Is Trump driving Canada and India closer together?
David McKinnon, a former senior Canadian diplomat, believes the new US administration might inadvertently help Ottawa and New Delhi to bury the hatchet.

"Quite apart from whether Mark Carney or Pierre Poilievre is prime minister by mid-2025, the more compelling driver for a reset in the relationship with India is the upending by President Trump of Canada's relationship with the US and the international order more generally," McKinnon told DW.

Canadians, according to McKinnon, are now focused on a future that is not so dependent on the US and keen on expanding relations with the Indo-Pacific and Europe. 

"India is an obvious partner for this given our complementarities in resources, technology, education and investment — not to mention our shared democratic legacies, and interest in a functioning global order," said McKinnon.

"Canada has a lot to do to rebuild the relationship, but it will take pragmatic approaches at both ends, including when it comes to addressing serious disagreements. How Ottawa and Delhi respond to significant developments in coming months in the Nijjar murder case or the Khalistan issue more generally will be important to watch," he added.

Canada caught between US, China and India
Ajay Bisaria, India's former envoy to Canada, agrees that Carney's arrival is a "natural inflection point" to reset ties as Canada prepares for an election later this year.

"The pathway could include resuming high commissioners, inviting India to a G7 summit that Canada will host in June and progressing a trade agreement. All this should become politically more attractive, given the broader geopolitical problems that Canada now has with the US and continues to have with China," said Bisaria.

However, he warned that Canada's new leadership might be so focused on economic challenges triggered by Donald Trump's tariffs and trade demands that the diplomatic reset with India takes a back seat.

Who will make the first move?
Carney is a citizen of Canada, the UK and Ireland, although he has recently signaled he would renounce his British and his Irish passport. He has formerly served as governor of the Bank of Canada and the Bank of England, and stabilizing Canada's trade ties is likely to be high on his list of priorities.

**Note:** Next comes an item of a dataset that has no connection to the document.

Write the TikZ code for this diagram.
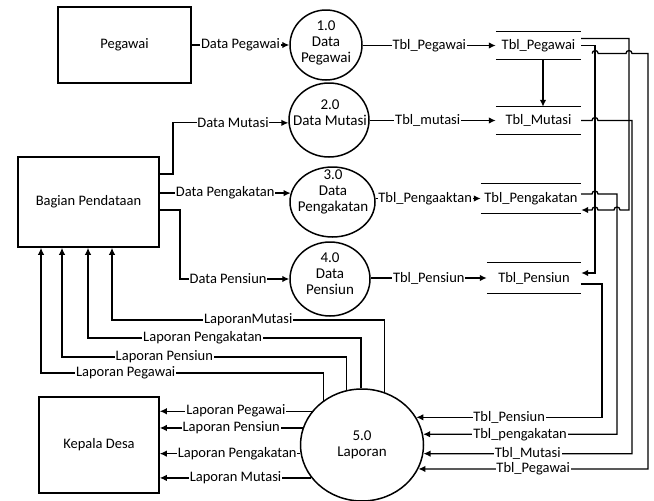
\documentclass[tikz,border=0pt]{standalone}
\usepackage{fontspec}
\setmainfont{Carlito}
\usetikzlibrary{shapes.geometric,arrows.meta}

\begin{document}
\begin{tikzpicture}[x=1pt,y=1pt,
  font=\fontsize{14.5}{16}\selectfont,
  ent/.style={draw,line width=1.6pt},
  proc/.style={draw,ellipse,line width=1.5pt,inner sep=0pt},
  ptext/.style={align=center,inner sep=0pt,font=\fontsize{15}{16}\selectfont},
  store/.style={inner sep=0pt},
  storeline/.style={line width=1.3pt},
  flow/.style={line width=1.3pt,-{Latex[length=7pt,width=6.5pt]}},
  lbl/.style={fill=white,inner sep=0.8pt}]
\useasboundingbox (0,0) rectangle (654,-501);

\node[ent,minimum width=133pt,minimum height=76pt] (peg) at (124.5,-45) {Pegawai};
\node[ent,minimum width=141pt,minimum height=90pt] (bagian) at (88.5,-202) {Bagian Pendataan};
\node[ent,minimum width=120pt,minimum height=96pt] (kepala) at (99,-445) {Kepala Desa};

\node[proc,minimum width=72pt,minimum height=70pt] (p1) at (326,-45) {};
\node[ptext] (p1t) at (326,-43) {1.0\\Data\\Pegawai};
\node[proc,minimum width=80pt,minimum height=74pt] (p2) at (329,-120) {};
\node[ptext] (p2t) at (330,-112.5) {2.0\\Data Mutasi};
\node[proc,minimum width=85pt,minimum height=70pt] (p3) at (332.5,-202) {};
\node[ptext] (p3t) at (333,-192) {3.0\\Data\\Pengakatan};
\node[proc,minimum width=80pt,minimum height=74pt] (p4) at (330,-279) {};
\node[ptext] (p4t) at (330,-274) {4.0\\Data\\Pensiun};
\node[proc,minimum width=123pt,minimum height=112pt] (p5) at (362,-445) {};
\node[ptext] (p5t) at (362,-445) {5.0\\Laporan};

\node[store,minimum width=85pt,minimum height=27pt] (tpeg) at (538.5,-45.5) {Tbl\_Pegawai};
\node[store,minimum width=85pt,minimum height=27pt] (tmut) at (538.5,-120.5) {Tbl\_Mutasi};
\node[store,minimum width=100pt,minimum height=29pt] (tpgk) at (531,-198.5) {Tbl\_Pengakatan};
\node[store,minimum width=94pt,minimum height=30pt] (tpns) at (534,-278) {Tbl\_Pensiun};
\draw[storeline] (tpeg.north west) -- (tpeg.north east) (tpeg.south west) -- (tpeg.south east);
\draw[storeline] (tmut.north west) -- (tmut.north east) (tmut.south west) -- (tmut.south east);
\draw[storeline] (tpgk.north west) -- (tpgk.north east) (tpgk.south west) -- (tpgk.south east);
\draw[storeline] (tpns.north west) -- (tpns.north east) (tpns.south west) -- (tpns.south east);

\draw[flow] (peg) -- node[lbl]{Data Pegawai} (p1);
\draw[flow] ([yshift=28pt]bagian.east) -- (173,-174) |- node[lbl,pos=0.76]{Data Mutasi} (p2.184);
\draw[flow] (bagian.east |- p3.168) -- node[lbl]{Data Pengakatan} (p3.168);
\draw[flow] ([yshift=-8pt]bagian.east) -- (180,-210) |- node[lbl,pos=0.72]{Data Pensiun} (p4.west);

\draw[flow] (p1.east |- tpeg) -- node[lbl]{Tbl\_Pegawai} (tpeg);
\draw[flow] (p2.east |- tmut) -- node[lbl,pos=0.46]{Tbl\_mutasi} (tmut);
\draw[flow] (p3.east |- tpgk) -- node[lbl,pos=0.47]{Tbl\_Pengaaktan} (tpgk);
\draw[flow] (p4.east |- tpns) -- node[lbl]{Tbl\_Pensiun} (tpns);
\draw[flow] ([xshift=4.5pt]tpeg.south) -- ([xshift=4.5pt]tmut.north);

% store to store
\draw[flow] ([yshift=7pt]tpeg.east) -| (629,-210) -- (620,-210) arc[start angle=0,end angle=180,radius=3]
  -- (598,-210) arc[start angle=0,end angle=180,radius=3] -- ([yshift=-11.5pt]tpgk.east);
\draw[flow] (tpeg.east) -| (595,-273) -- ([yshift=5pt]tpns.east);

% stores to laporan
\draw[flow] ([xshift=11pt,yshift=-8pt]tpeg.east) arc[start angle=180,end angle=0,radius=3]
  -- (626,-53.5) arc[start angle=180,end angle=0,radius=3] -- (648,-53.5) |- node[lbl,pos=0.75]{Tbl\_Pegawai} (p5.337);
\draw[flow] (tmut.east) -- (592,-120.5) arc[start angle=180,end angle=0,radius=3]
  -- (632,-120.5) |- node[lbl,pos=0.75]{Tbl\_Mutasi} (p5.352);
\draw[flow] ([yshift=4.5pt]tpgk.east) -- (592,-194) arc[start angle=180,end angle=0,radius=3]
  -- (617,-194) |- node[lbl,pos=0.75]{Tbl\_pengakatan} (p5.10);
\draw[flow] ([yshift=-6pt]tpns.east) -- (602,-284) |- node[lbl,pos=0.75]{Tbl\_Pensiun} (p5.27);

% laporan to bagian pendataan
\draw[flow] (p5.131) |- node[lbl,pos=0.85]{Laporan Pegawai} (41,-373) -- (bagian.south -| 41,0);
\draw[flow] (p5.106) |- node[lbl,pos=0.82]{Laporan Pensiun} (62,-357) -- (bagian.south -| 62,0);
\draw[flow] (p5.91) |- node[lbl,pos=0.79]{Laporan Pengakatan} (88,-338) -- (bagian.south -| 88,0);
\draw[flow] (p5.67) |- node[lbl,pos=0.75]{LaporanMutasi} (112,-320) -- (bagian.south -| 112,0);

% laporan to kepala desa
\draw[flow] (p5.146) -- node[lbl]{Laporan Pegawai} (kepala.east |- p5.146);
\draw[flow] (p5.164) -- node[lbl]{Laporan Pensiun} (kepala.east |- p5.164);
\draw[flow] (p5.188) -- node[lbl,pos=0.45]{Laporan Pengakatan} (kepala.east |- p5.188);
\draw[flow] (p5.213) -- node[lbl]{Laporan Mutasi} (kepala.east |- p5.213);
\end{tikzpicture}
\end{document}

"Canada needs India to diversify its economic profile, and New Delhi would also benefit from a trade treaty with Canada," Shanthie Mariet D'Souza, founder of Indian independent research forum Mantraya, told DW.

"While establishing such a treaty may take time, one way to assess whether progress is being made is to observe how quickly India appoints its high commissioner to Canada," she said.

This move would allow Canada to reciprocate and restore its diplomatic presence in New Delhi, she added.

"Given the low level of relations between the two countries, any potential change is likely to be positive. However, for improvements to occur, the new prime minister must address India's primary concern with Ottawa: the perceived leniency towards Sikh militancy," said D'Souza.